The U.S. Census Bureau’s Quarterly Service Report compared expenditures for the first two quarters of 2014 and 2015 and found that expenditures for “health care and social assistance” rose by 6.7 percent.
That’s up from an annual rate of spending increase of less than 4 percent from 2008 to 2013.
The increase in spending could be due to many factors, including a moderate level of economic recovery and more people covered by insurance under the Affordable Care Act.
The proportion of the population without public or private health insurance in 2015 is 10.2 percent—down from a high of 18.2 percent in 2010.
Higher proportion of GDP spent on health care
According to the Centers for Medicare & Medicaid Services (CMS), national health care expenditures take up 17.2 percent of the gross domestic product. In 1990, it was 12.1 percent of GDP.
Health expenditures per person in 2014 were $9,695. Health care spending in 2013 overall was $2.9 trillion. The largest single source of funds was private insurance (33 percent). Government health programs, when combined, constitute a larger portion of health care funding: Medicare (20 percent), Medicaid (16 percent), and other government health programs (7 percent).
As the U.S. population ages and as more people are eligible for Medicaid under the Affordable Care Act, the size of government programs has increased.
Between 1995 and 2014, the number of enrollees in Medicare increased by 44 percent, and the number of enrollees in Medicaid and the Children’s Health Insurance Program (CHIP) increased by 90 percent.
Medicare enrollment includes people age 65 and over as well as disabled people under age 65. In 2014, the number of Medicare enrollees age 65 and over was 45 million; the number of disabled people under age 65 was 9 million. Medicare also provides coverage for 512,000 people with end-stage renal disease (2013 data).
Hospitals receive the largest proportion of health care dollars—32 percent. Physicians and clinics (combined) receive 20 percent. Expenditures on prescription drugs are at 9 percent.
The proportion of health care dollars going for prescription drugs is expected to rise with increasing use of specialty drugs. A report by Peterson-Kaiser Health System Tracker estimates that pharmaceutical spending increased by 12.6 percent in 2014.
Although hospitals receive the largest portion of health care dollars, the number of hospitals has decreased somewhat—from 6,522 nationwide in 1990 to 6,164 in 2013.
During the same time period, the number of ambulatory surgical centers providing services to Medicare beneficiaries has increased more than four-fold. The number of hospices has grown five-fold.

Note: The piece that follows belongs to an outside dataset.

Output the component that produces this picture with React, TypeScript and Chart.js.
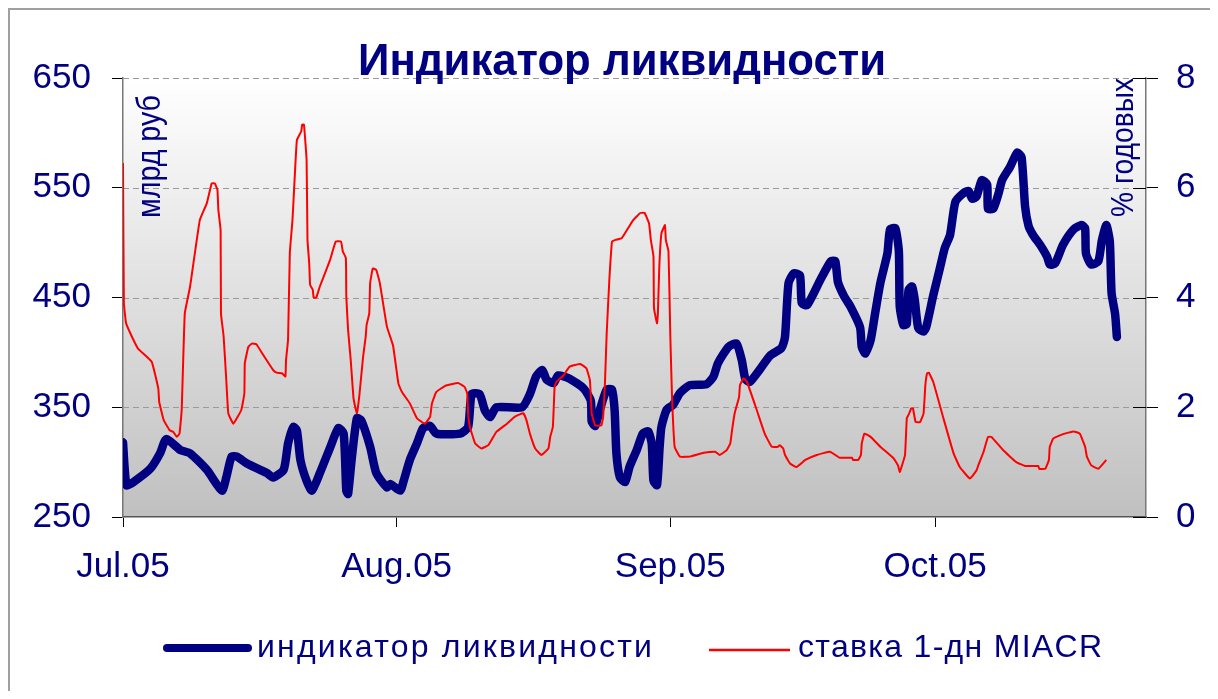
import React, { useEffect, useRef } from "react";
import { Chart, registerables } from "chart.js";

Chart.register(...registerables);

const TITLE = "Индикатор ликвидности";
const LEFT_AXIS_TITLE = "млрд руб";
const RIGHT_AXIS_TITLE = "% годовых";
const SERIES_NAMES = ["индикатор ликвидности", "ставка 1-дн MIACR"];

// x axis: days since 1 Jul 2005
const MONTH_TICK_DAYS = [0, 31, 62, 92];
const MONTH_TICK_LABELS = ["Jul.05", "Aug.05", "Sep.05", "Oct.05"];
const LEFT_TICKS = [250, 350, 450, 550, 650];
const RIGHT_TICKS = [0, 2, 4, 6, 8];

const liquidityDays = [
  0.0, 0.4, 1.2, 3.1, 4.2, 4.9, 6.5, 7.6, 9.5, 11.2, 11.7, 12.3, 12.9, 14.0, 16.3, 17.0, 18.2, 18.7,
  19.3, 19.7, 20.1, 20.8, 21.4, 22.3, 23.5, 24.4, 25.0, 25.3, 25.5, 25.9, 26.5, 27.0, 28.0, 28.7,
  29.9, 30.3, 31.4, 31.8, 32.5, 33.3, 34.0, 34.8, 35.5, 38.2, 39.1, 39.5, 40.4, 41.0, 41.6, 42.3,
  45.2, 46.1, 46.8, 47.5, 48.0, 48.8, 49.3, 50.6, 52.2, 53.0, 53.1, 53.5, 54.0, 54.8, 55.4, 55.7,
  55.9, 56.3, 56.9, 57.4, 58.2, 58.9, 59.5, 59.9, 60.1, 60.5, 60.8, 61.0, 61.6, 62.3, 63.1, 64.2,
  66.1, 66.9, 67.4, 68.6, 69.5, 70.1, 70.5, 71.0, 72.2, 73.3, 74.6, 75.0, 75.4, 76.0, 76.7, 76.9,
  77.5, 79.0, 80.2, 80.7, 81.0, 81.7, 82.4, 83.5, 83.7, 84.1, 84.7, 85.2, 85.8, 86.6, 86.9, 87.5,
  87.9, 88.0, 88.4, 88.8, 89.0, 89.4, 89.7, 90.1, 90.7, 91.0, 91.8, 92.5, 93.1, 93.7, 94.3, 95.2,
  95.8, 96.2, 96.7, 97.3, 97.9, 98.0, 98.6, 99.2, 99.6, 100.5, 101.3, 101.8, 102.2, 102.6, 103.1,
  103.9, 104.7, 105.0, 105.6, 106.5, 107.7, 108.6, 109.0, 109.1, 109.7, 110.5, 110.9, 111.4, 111.8,
  112.0, 112.4, 112.6,
];
const liquidityValues = [
  318, 279, 282, 294, 308, 321, 311, 308, 293, 274, 286, 305, 305, 299, 290, 286, 293, 317,
  332, 329, 302, 283, 274, 290, 314, 331, 326, 274, 271, 302, 340, 338, 314, 290,
  277, 280, 274, 283, 302, 317, 331, 333, 326, 326, 332, 362, 362, 347, 341, 350,
  350, 362, 378, 384, 375, 372, 379, 376, 367, 356, 337, 333, 347, 366, 366, 347,
  308, 286, 282, 296, 311, 326, 328, 317, 283, 279, 314, 332, 348, 352, 363, 370,
  371, 378, 390, 405, 408, 393, 376, 373, 385, 397, 404, 414, 463, 472, 470, 445,
  443, 466, 483, 483, 464, 451, 442, 423, 405, 399, 411, 435, 463, 490, 512, 513,
  492, 442, 425, 426, 457, 460, 448, 422, 419, 423, 452, 475, 495, 507, 537, 545,
  547, 540, 542, 557, 553, 531, 531, 545, 557, 569, 582, 578, 533, 515, 507,
  498, 487, 480, 481, 498, 512, 516, 513, 490, 480, 483, 502, 516, 501,
  454, 435, 414,
];

const rateDays = [
  0.0, 0.1, 0.35, 1.0, 1.7, 3.25, 4.0, 4.1, 4.6, 5.3, 5.7, 6.1, 6.4, 6.65, 7.0, 7.6, 8.7, 9.5,
  10.05, 10.4, 10.7, 10.8, 11.06, 11.1, 11.4, 11.7, 11.93, 12.5, 13.4, 13.75, 13.8, 14.2, 14.6,
  15.1, 15.9, 17.0, 17.4, 18.0, 18.4, 18.47, 18.7, 18.9, 19.2, 19.4, 19.7, 20.2, 20.3, 20.5, 20.8,
  20.9, 21.1, 21.2, 21.5, 21.6, 21.9, 22.3, 23.45, 24.1, 24.7, 24.9, 25.25, 25.3, 25.5, 25.8, 26.1,
  26.3, 26.5, 26.8, 27.2, 27.5, 27.6, 27.9, 28.0, 28.3, 28.7, 29.1, 29.9, 30.6, 31.2, 31.6, 32.5,
  33.3, 34.2, 34.8, 35.0, 35.5, 36.5, 37.2, 38.0, 38.7, 39.0, 39.1, 39.3, 39.9, 40.6, 41.4, 42.3,
  43.5, 44.4, 45.35, 45.7, 46.1, 46.7, 47.4, 48.2, 48.4, 48.7, 48.9, 49.1, 49.9, 50.6, 51.8, 52.5,
  52.9, 53.1, 53.5, 54.2, 54.4, 54.6, 54.8, 55.1, 55.4, 55.8, 56.5, 57.1, 57.8, 58.6, 59.1, 59.6,
  59.8, 60.1, 60.16, 60.5, 60.6, 60.76, 61.0, 61.4, 61.5, 61.8, 62.0, 62.2, 62.5, 63.1, 64.2, 65.8,
  67.1, 67.6, 68.4, 68.8, 69.0, 69.3, 69.8, 69.9, 70.3, 70.7, 71.8, 72.7, 73.5, 74.2, 74.4, 74.8,
  75.0, 75.6, 76.3, 77.3, 78.6, 80.1, 81.2, 82.6, 82.7, 83.3, 83.6, 83.7, 84.0, 84.7, 85.8, 87.3,
  87.8, 88.0, 88.2, 88.6, 88.8, 89.0, 89.3, 89.5, 89.8, 90.3, 90.7, 90.9, 91.1, 91.3, 91.8, 93.0,
  94.1, 94.8, 95.96, 96.7, 96.9, 97.5, 98.0, 98.4, 99.7, 101.2, 102.2, 103.7, 103.8, 104.5, 104.9,
  105.0, 105.4, 106.5, 107.7, 108.4, 109.0, 109.2, 109.7, 110.5, 111.4,
];
const rateValues = [
  6.45, 3.9, 3.53, 3.29, 3.07, 2.83, 2.34, 2.1, 1.77, 1.58, 1.55, 1.46, 1.52, 1.95, 3.71, 4.2, 5.41, 5.72,
  6.08, 6.08, 5.96, 5.6, 5.23, 3.71, 3.29, 2.5, 1.89, 1.7, 1.95, 2.25, 2.8, 3.1, 3.16,
  3.15, 2.95, 2.68, 2.63, 2.62, 2.56, 2.86, 3.23, 4.81, 5.41, 6.02, 6.87, 7.03, 7.15, 7.15, 6.51,
  5.05, 4.62, 4.23, 4.14, 4.0, 4.0, 4.2, 4.68, 5.02, 5.02, 4.84, 4.72, 4.02, 3.41, 2.86, 2.19,
  2.01, 1.89, 2.25, 2.92, 3.29, 3.5, 3.71, 4.26, 4.53, 4.5, 4.26, 3.47, 3.12, 2.43, 2.28, 2.07,
  1.8, 1.7, 1.83, 2.07, 2.28, 2.39, 2.42, 2.44, 2.37, 2.25, 1.89, 1.64, 1.34, 1.25, 1.31, 1.55,
  1.7, 1.83, 1.89, 1.77, 1.52, 1.25, 1.13, 1.25, 1.46, 1.64, 2.37, 2.46, 2.58, 2.74, 2.79, 2.71,
  2.49, 1.89, 1.67, 1.67, 1.83, 2.43, 3.35, 4.32, 5.02, 5.05, 5.08, 5.23, 5.41, 5.54, 5.54, 5.35,
  5.05, 4.75, 3.8, 3.53, 3.71, 4.56, 5.17, 5.32, 5.05, 4.84, 3.35, 2.2, 1.28, 1.1, 1.1, 1.17,
  1.19, 1.13, 1.22, 1.34, 1.58, 1.89, 2.19, 2.4, 2.53, 2.46, 1.95, 1.52, 1.28, 1.28, 1.31, 1.25,
  1.13, 0.97, 0.91, 1.04, 1.13, 1.19, 1.08, 1.08, 1.04, 1.04, 1.13, 1.34, 1.52, 1.46, 1.28, 1.07,
  0.94, 0.82, 0.91, 1.13, 1.8, 1.86, 1.98, 1.98, 1.73, 1.73, 1.89, 2.4, 2.62, 2.63, 2.46, 1.77,
  1.16, 0.91, 0.7, 0.85, 0.94, 1.19, 1.46, 1.46, 1.22, 1.0, 0.93, 0.93, 0.88, 0.88, 1.04,
  1.28, 1.43, 1.51, 1.56, 1.52, 1.28, 1.1, 0.94, 0.88, 1.04,
];

const NAVY = "#000080";
const RED = "#ff0000";
const FONT = "'Liberation Sans', Arial, sans-serif";

function fitText(ctx: CanvasRenderingContext2D, text: string, x: number, y: number, font: string, target: number) {
  // draws text starting at x (left) with baseline y, fitted to target width
  ctx.save();
  ctx.font = font;
  ctx.textAlign = "left";
  ctx.textBaseline = "alphabetic";
  const w = ctx.measureText(text).width;
  const n = text.length - 1;
  if (w < target && n > 0) {
    (ctx as any).letterSpacing = (target - w) / n + "px";
    ctx.fillText(text, x, y);
  } else {
    ctx.translate(x, y);
    ctx.scale(target / w, 1);
    ctx.fillText(text, 0, 0);
  }
  ctx.restore();
}

const decorPlugin = {
  id: "decor",
  beforeDraw(chart: any) {
    const { ctx, chartArea } = chart;
    const g = ctx.createLinearGradient(0, chartArea.top, 0, chartArea.bottom);
    g.addColorStop(0, "#ffffff");
    g.addColorStop(1, "#c0c0c0");
    ctx.save();
    ctx.fillStyle = g;
    ctx.fillRect(chartArea.left, chartArea.top, chartArea.right - chartArea.left, chartArea.bottom - chartArea.top);
    ctx.restore();
  },
  beforeDatasetsDraw(chart: any) {
    const { ctx, chartArea } = chart;
    const ys = chart.scales.y;
    ctx.save();
    ctx.strokeStyle = "#9a9a9a";
    ctx.lineWidth = 1;
    ctx.setLineDash([6, 4]);
    LEFT_TICKS.forEach((v) => {
      if (v === ys.min) return;
      const py = Math.round(ys.getPixelForValue(v)) + 0.5;
      ctx.beginPath();
      ctx.moveTo(chartArea.left, py);
      ctx.lineTo(chartArea.right, py);
      ctx.stroke();
    });
    ctx.restore();
  },
  afterDraw(chart: any) {
    const { ctx, chartArea } = chart;
    ctx.save();
    ctx.fillStyle = NAVY;
    // title
    fitText(ctx, TITLE, 348, 64.5, `bold 44px ${FONT}`, 528);
    // left axis title (rotated)
    ctx.save();
    ctx.translate(150, 208);
    ctx.rotate(-Math.PI / 2);
    fitText(ctx, LEFT_AXIS_TITLE, 0, 0, `33px ${FONT}`, 123);
    ctx.restore();
    // right axis title (rotated)
    ctx.save();
    ctx.translate(1123, 207);
    ctx.rotate(-Math.PI / 2);
    fitText(ctx, RIGHT_AXIS_TITLE, 0, 0, `32px ${FONT}`, 139);
    ctx.restore();
    // inner tick marks on right axis
    const y1 = chart.scales.y1;
    ctx.strokeStyle = "#000";
    ctx.lineWidth = 1;
    RIGHT_TICKS.forEach((v) => {
      const py = Math.round(y1.getPixelForValue(v)) + 0.5;
      ctx.beginPath();
      ctx.moveTo(chartArea.right - 13, py);
      ctx.lineTo(chartArea.right, py);
      ctx.stroke();
    });
    // legend
    ctx.lineCap = "round";
    ctx.strokeStyle = NAVY;
    ctx.lineWidth = 8;
    ctx.beginPath();
    ctx.moveTo(157, 638);
    ctx.lineTo(238, 638);
    ctx.stroke();
    ctx.lineCap = "butt";
    ctx.strokeStyle = RED;
    ctx.lineWidth = 2.5;
    ctx.beginPath();
    ctx.moveTo(699, 640);
    ctx.lineTo(780, 640);
    ctx.stroke();
    ctx.fillStyle = NAVY;
    fitText(ctx, SERIES_NAMES[0], 247, 647, `32px ${FONT}`, 395);
    fitText(ctx, SERIES_NAMES[1], 788, 647, `32px ${FONT}`, 304);
    ctx.restore();
  },
};

export default function App() {
  const ref = useRef<HTMLCanvasElement | null>(null);
  useEffect(() => {
    if (!ref.current) return;
    Chart.defaults.font.family = FONT;
    const chart = new Chart(ref.current, {
      type: "line",
      data: {
        datasets: [
          {
            label: SERIES_NAMES[1],
            data: rateDays.map((d, i) => ({ x: d, y: rateValues[i] })),
            yAxisID: "y1",
            borderColor: RED,
            backgroundColor: RED,
            borderWidth: 2,
            pointRadius: 0,
            tension: 0.1,
            borderJoinStyle: "round",
            order: 1,
          },
          {
            label: SERIES_NAMES[0],
            data: liquidityDays.map((d, i) => ({ x: d, y: liquidityValues[i] })),
            yAxisID: "y",
            borderColor: NAVY,
            backgroundColor: NAVY,
            borderWidth: 8.5,
            pointRadius: 0,
            tension: 0.2,
            borderCapStyle: "round",
            borderJoinStyle: "round",
            order: 2,
          },
        ],
      },
      options: {
        animation: false,
        responsive: false,
        maintainAspectRatio: false,
        layout: { padding: { top: 68, left: 0, right: 0, bottom: 0 } },
        plugins: { legend: { display: false }, tooltip: { enabled: false }, title: { display: false } },
        scales: {
          x: {
            type: "linear",
            min: 0,
            max: 115.9,
            afterBuildTicks: (s: any) => {
              s.ticks = MONTH_TICK_DAYS.map((v) => ({ value: v }));
            },
            afterFit: (s: any) => {
              s.height = 174;
            },
            ticks: {
              autoSkip: false,
              maxRotation: 0,
              padding: 19,
              color: NAVY,
              font: { size: 35 },
              callback: (v: any) => {
                const i = MONTH_TICK_DAYS.indexOf(Number(v));
                return i >= 0 ? MONTH_TICK_LABELS[i] : "";
              },
            },
            grid: { drawOnChartArea: false, tickLength: 10, tickColor: "#000", tickWidth: 1 },
            border: { color: "#555555", width: 1.5 },
          },
          y: {
            type: "linear",
            position: "left",
            min: 250,
            max: 650,
            afterBuildTicks: (s: any) => {
              s.ticks = LEFT_TICKS.map((v) => ({ value: v }));
            },
            afterFit: (s: any) => {
              s.width = 113;
            },
            ticks: { padding: 21, color: NAVY, font: { size: 35 } },
            grid: {
              drawOnChartArea: false,
              tickColor: "#000",
              tickLength: 11,
              tickWidth: 1,
            },
            border: { color: "#777777", width: 1.5 },
          },
          y1: {
            type: "linear",
            position: "right",
            min: 0,
            max: 8,
            afterBuildTicks: (s: any) => {
              s.ticks = RIGHT_TICKS.map((v) => ({ value: v }));
            },
            afterFit: (s: any) => {
              s.width = 64;
            },
            ticks: { padding: 18, color: NAVY, font: { size: 35 } },
            grid: { drawOnChartArea: false, tickColor: "#000", tickLength: 12, tickWidth: 1 },
            border: { color: "#777777", width: 1.5 },
          },
        },
      },
      plugins: [decorPlugin],
    } as any);
    return () => chart.destroy();
  }, []);

  return (
    <div
      style={{
        width: 1202,
        height: 683,
        boxSizing: "border-box",
        borderTop: "2px solid #a0a0a0",
        borderLeft: "2px solid #a0a0a0",
        background: "#ffffff",
      }}
    >
      <canvas ref={ref} width={1200} height={681} style={{ display: "block", width: 1200, height: 681 }} />
    </div>
  );
}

Exceeding general inflation rate
Even during the years in which the rate of increase in health care spending slowed, the rate of increase still exceeded the general rate of inflation. (Since 2008, the Consumer Price Index (CPI) has risen by 3 percent or less per year.
Between the end of 2013 and the end of 2014, the CPI rose only 0.8 percent.) The average annual increase in U.S. health care spending from 2008 to 2013 was 3.2 percent and is projected to rise in the coming years.
The proportion of resources devoted to health care cannot rise indefinitely. Health care is, of course, of vital importance—but so are defense, education and infrastructure.
Advances in technology and efficiency should improve the quality of healthcare, but balancing healthcare with other needs also will have to take place.